19En het overblijfsel van de bomen in zijn bos zal te tellen zijn,
een jongen zou het aantal kunnen opschrijven.
Een rest wordt behouden
20Op die dag zal het gebeuren dat het overblijfsel van Israël en wie van het huis van Jakob ontkomen zijn, niet langer zullen steunen op hem die hen geslagen heeft, maar zij zullen steunen op de HEERE, de Heilige van Israël, in trouw.
21Dat overblijfsel zal terugkeren, het overblijfsel van Jakob, naar de sterke God.
22Want, Israël, al is uw volk als het zand van de zee, toch zal maar een overblijfsel daarvan terugkeren; tot verdelging is vast besloten; het stroomt over van gerechtigheid.
23Ja, een vernietigend einde – en dat is vast besloten – gaat de Heere, de HEERE van de legermachten, in het midden van heel het land ten uitvoer brengen.
24Daarom, zo zegt de Heere, de HEERE van de legermachten: Wees niet bevreesd, Mijn volk dat in Sion woont, voor Assyrië, wanneer het u met de staf zal slaan of zijn stok tegen u zal opheffen, zoals Hij eens bij Egypte deed.
25Want nog een klein moment – en dan is de gramschap voorbij en zal Mijn toorn zich richten op hún vernietiging.
26Dan zal de HEERE van de legermachten over hem de gesel zwaaien, zoals eens Midian is geslagen bij de rots Oreb. Zijn staf zal over de zee zijn en Hij zal hem opheffen, zoals Hij eens bij Egypte deed.
27Op die dag zal het gebeuren
dat zijn last van uw schouder zal afglijden
en zijn juk van uw hals; en dat juk zal te gronde gericht worden
omwille van de Gezalfde.
28Hij komt naar Ajath,
trekt Migron door,
te Michmas legt hij zijn uitrusting af.
29Dan trekken zij de bergpas door:
Geba is ons nachtkwartier!
Rama beeft;
Gibea, de stad van Saul, slaat op de vlucht.
30Gil het uit, dochter van Gallim!
Laïs, sla er acht op!
Arm Anathoth!
31Madmena vlucht,
de inwoners van Gebim brengen zich in veiligheid.

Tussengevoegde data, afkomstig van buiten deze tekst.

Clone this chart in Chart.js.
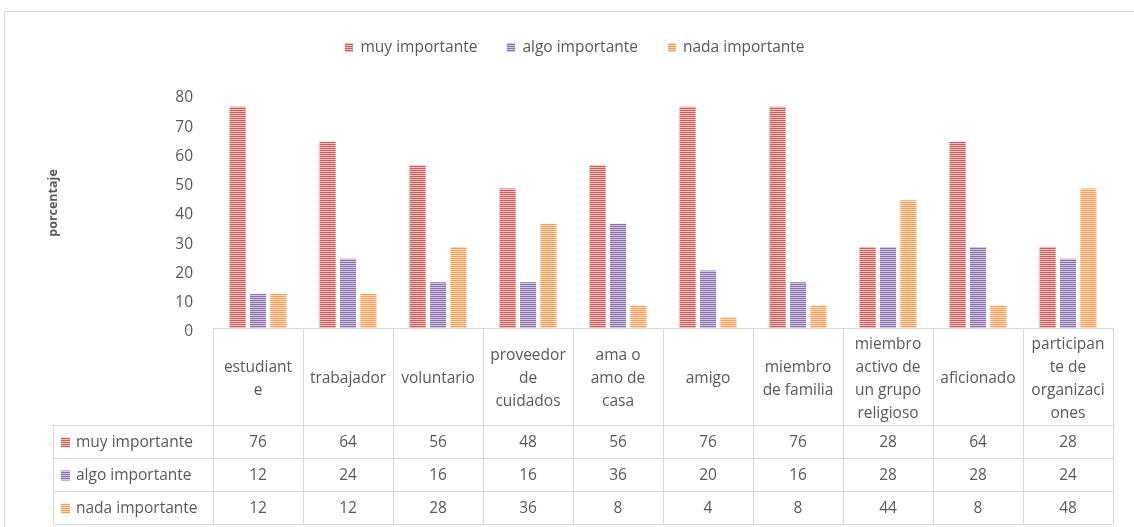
<!DOCTYPE html>
<html>
<head>
<meta charset="utf-8">
<script src="https://cdn.jsdelivr.net/npm/chart.js@4.4.0/dist/chart.umd.min.js"></script>
<style>
html,body{margin:0;padding:0;background:#fff;}
#wrap{width:1134px;height:527px;position:relative;}
</style>
</head>
<body>
<div id="wrap"><canvas id="c"></canvas></div>
<script>
// ---- data ----
const categories = [["estudiant","e"],["trabajador"],["voluntario"],["proveedor","de","cuidados"],["ama o","amo de","casa"],["amigo"],["miembro","de familia"],["miembro","activo de","un grupo","religioso"],["aficionado"],["participan","te de","organizaci","ones"]];
const seriesNames = ["muy importante","algo importante","nada importante"];
const muyImportante = [76,64,56,48,56,76,76,28,64,28];
const algoImportante = [12,24,16,16,36,20,16,28,28,24];
const nadaImportante = [12,12,28,36,8,4,8,44,8,48];
const yMin = 0, yMax = 80, yStep = 10;
const yTitle = "porcentaje";

// ---- styles ----
const FONT = "'Open Sans', sans-serif";
const FS = 15.5;
const TXT = "#595959";
const GRID = "#d9d9d9";
const palette = [["#c9605d","#ecbebd"],["#8a70ab","#d3c8e1"],["#f8a05a","#fdd8ba"]];

function stripe(dark, light){
  const c = document.createElement('canvas');
  c.width = 4; c.height = 2;
  const g = c.getContext('2d');
  g.fillStyle = light; g.fillRect(0,0,4,2);
  g.fillStyle = dark; g.fillRect(0,0,4,1);
  return g.createPattern(c,'repeat');
}
const ctx0 = document.getElementById('c').getContext('2d');
const patterns = palette.map(p => stripe(p[0], p[1]));
const seriesData = [muyImportante, algoImportante, nadaImportante];

const decorPlugin = {
  id: 'decor',
  beforeDraw(chart){
    const ctx = chart.ctx;
    ctx.save();
    ctx.fillStyle = '#fff';
    ctx.fillRect(0,0,chart.width,chart.height);
    ctx.strokeStyle = GRID;
    ctx.lineWidth = 1;
    ctx.strokeRect(4.5, 11.5, chart.width + 10, chart.height + 10);
    ctx.restore();
  },
  afterDraw(chart){
    const ctx = chart.ctx;
    const area = chart.chartArea;
    const xs = chart.scales.x;
    const n = categories.length;
    const w = (area.right - area.left) / n;
    const top = area.bottom;
    const headBottom = top + 97;
    const rowH = 33;
    const tableLeft = 53;
    ctx.save();
    ctx.strokeStyle = GRID;
    ctx.lineWidth = 1;
    const hl = (y, x1, x2) => { ctx.beginPath(); ctx.moveTo(x1, Math.round(y)+0.5); ctx.lineTo(x2, Math.round(y)+0.5); ctx.stroke(); };
    const vl = (x, y1, y2) => { ctx.beginPath(); ctx.moveTo(Math.round(x)+0.5, y1); ctx.lineTo(Math.round(x)+0.5, y2); ctx.stroke(); };
    hl(top, area.left, area.right);
    for (let r = 0; r <= 3; r++) hl(headBottom + r*rowH, tableLeft, area.right);
    for (let i = 0; i <= n; i++) vl(area.left + i*w, top, headBottom + 3*rowH);
    vl(tableLeft, headBottom, headBottom + 3*rowH);
    // category labels
    ctx.fillStyle = TXT;
    ctx.font = FS + "px " + FONT;
    ctx.textAlign = 'center';
    ctx.textBaseline = 'middle';
    const lh = 23;
    const mid = top + 51;
    for (let i = 0; i < n; i++) {
      const cx = xs.getPixelForValue(i);
      const lines = categories[i];
      const y0 = mid - (lines.length - 1) * lh / 2;
      lines.forEach((t, k) => ctx.fillText(t, cx, y0 + k*lh));
    }
    // data rows
    for (let s = 0; s < 3; s++) {
      const cy = headBottom + s*rowH + rowH/2 + 1;
      ctx.textAlign = 'center';
      ctx.fillStyle = TXT;
      for (let i = 0; i < n; i++) {
        ctx.fillText(String(seriesData[s][i]), xs.getPixelForValue(i), cy);
      }
      ctx.fillStyle = patterns[s];
      ctx.fillRect(61, cy - 5, 9, 10);
      ctx.fillStyle = TXT;
      ctx.textAlign = 'left';
      ctx.fillText(seriesNames[s], 76, cy);
    }
    // legend
    ctx.font = FS + "px " + FONT;
    const widths = seriesNames.map(t => ctx.measureText(t).width);
    const keyW = 8, keyGap = 7, itemGap = 30;
    const total = widths.reduce((a,b)=>a+b,0) + 3*(keyW+keyGap) + 2*itemGap;
    let x = 575 - total/2;
    const ly = 48;
    for (let s = 0; s < 3; s++) {
      ctx.fillStyle = patterns[s];
      ctx.fillRect(Math.round(x), ly - 5, keyW, 9);
      ctx.fillStyle = TXT;
      ctx.textAlign = 'left';
      ctx.fillText(seriesNames[s], x + keyW + keyGap, ly);
      x += keyW + keyGap + widths[s] + itemGap;
    }
    // y title
    ctx.save();
    ctx.translate(53, 203);
    ctx.rotate(-Math.PI/2);
    ctx.font = "bold 12.5px " + FONT;
    ctx.textAlign = 'center';
    ctx.fillStyle = TXT;
    ctx.fillText(yTitle, 0, 0);
    ctx.restore();
    ctx.restore();
  }
};

new Chart(document.getElementById('c'), {
  type: 'bar',
  data: {
    labels: categories,
    datasets: seriesNames.map((name, s) => ({
      label: name,
      data: seriesData[s],
      backgroundColor: patterns[s],
      borderColor: 'rgba(255,255,255,0.7)',
      borderWidth: 1,
      categoryPercentage: 0.68,
      barPercentage: 0.89
    }))
  },
  options: {
    responsive: true,
    maintainAspectRatio: false,
    animation: false,
    layout: { padding: { left: 43, right: 21, top: 94, bottom: 199 } },
    plugins: { legend: { display: false }, tooltip: { enabled: false } },
    scales: {
      x: { display: false },
      y: {
        min: yMin, max: yMax,
        ticks: { stepSize: yStep, padding: 20, labelOffset: 4, color: TXT, font: { family: FONT, size: FS } },
        grid: { display: false, drawTicks: false },
        border: { display: false },
        afterFit(scale){ scale.width = 170; }
      }
    }
  },
  plugins: [decorPlugin]
});
</script>
</body>
</html>
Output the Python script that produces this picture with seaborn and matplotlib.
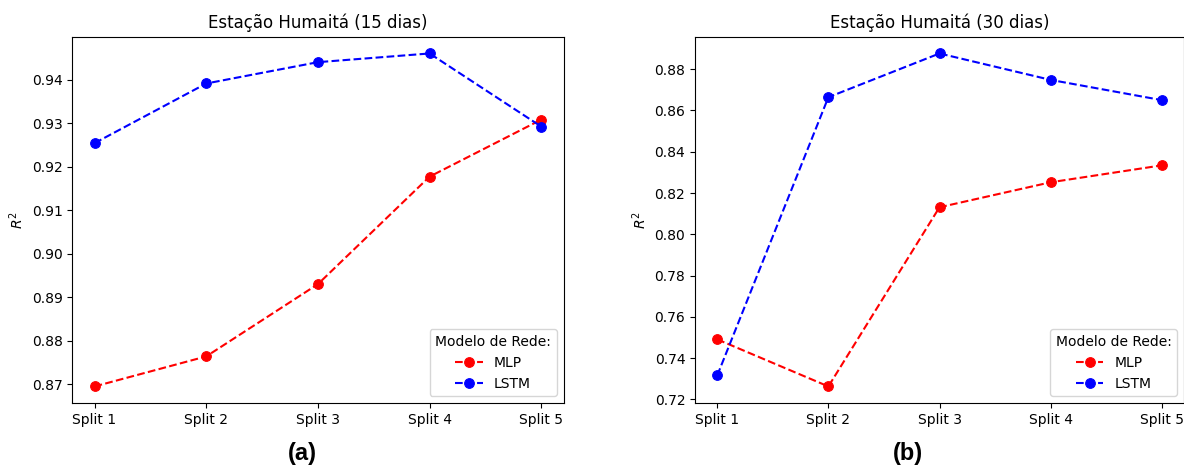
import pandas as pd
import matplotlib.pyplot as plt
import seaborn as sns

# Split labels
splits = ["Split 1", "Split 2", "Split 3", "Split 4", "Split 5"]

# R2 per split, Humaitá 15 dias
mlp_15 = [0.8695, 0.8764, 0.8930, 0.9177, 0.9308]
lstm_15 = [0.9254, 0.9391, 0.9440, 0.9460, 0.9292]

# R2 per split, Humaitá 30 dias
mlp_30 = [0.7491, 0.7263, 0.8131, 0.8252, 0.8334]
lstm_30 = [0.7316, 0.8664, 0.8876, 0.8748, 0.8650]

titles = ["Estação Humaitá (15 dias)", "Estação Humaitá (30 dias)"]
panel_labels = ["(a)", "(b)"]
colors = {"MLP": "red", "LSTM": "blue"}

fig = plt.figure(figsize=(11.84, 4.72), dpi=100)
ax_a = fig.add_axes([0.061, 0.146, 0.415, 0.776])
ax_b = fig.add_axes([0.587, 0.146, 0.413, 0.776])

panels = [(ax_a, mlp_15, lstm_15), (ax_b, mlp_30, lstm_30)]

for i, (ax, mlp, lstm) in enumerate(panels):
    df = pd.DataFrame({"split": splits, "MLP": mlp, "LSTM": lstm})
    for model in ["MLP", "LSTM"]:
        sns.lineplot(x="split", y=model, data=df, ax=ax, color=colors[model],
                     linestyle="--", marker="o", markersize=7,
                     markeredgecolor=colors[model], label=model)
    ax.set_title(titles[i], fontsize=12)
    ax.set_xlabel("")
    ax.set_ylabel("$R^2$")
    ax.legend(title="Modelo de Rede:", loc="lower right")

ax_a.set_yticks([0.87, 0.88, 0.89, 0.90, 0.91, 0.92, 0.93, 0.94])
ax_b.set_yticks([0.72, 0.74, 0.76, 0.78, 0.80, 0.82, 0.84, 0.86, 0.88])

fig.text(0.255, 0.025, panel_labels[0], fontsize=17, fontweight="bold",
         family="Liberation Sans", ha="center")
fig.text(0.767, 0.025, panel_labels[1], fontsize=17, fontweight="bold",
         family="Liberation Sans", ha="center")

plt.savefig("out.png", dpi=100)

32Vandaag nog staat hij in Nob
en zwaait met zijn vuist tegen de berg van de dochter van Sion,
de heuvel van Jeruzalem.
33Zie, de Heere, de HEERE van de legermachten,
zal met geweld de takken afhouwen;
de statige woudreuzen zullen worden omgehakt,
en de hoge bomen neergeworpen.
34Hij zal het struikgewas in het woud wegkappen met het ijzer,
en de Libanon zal vallen door de Machtige.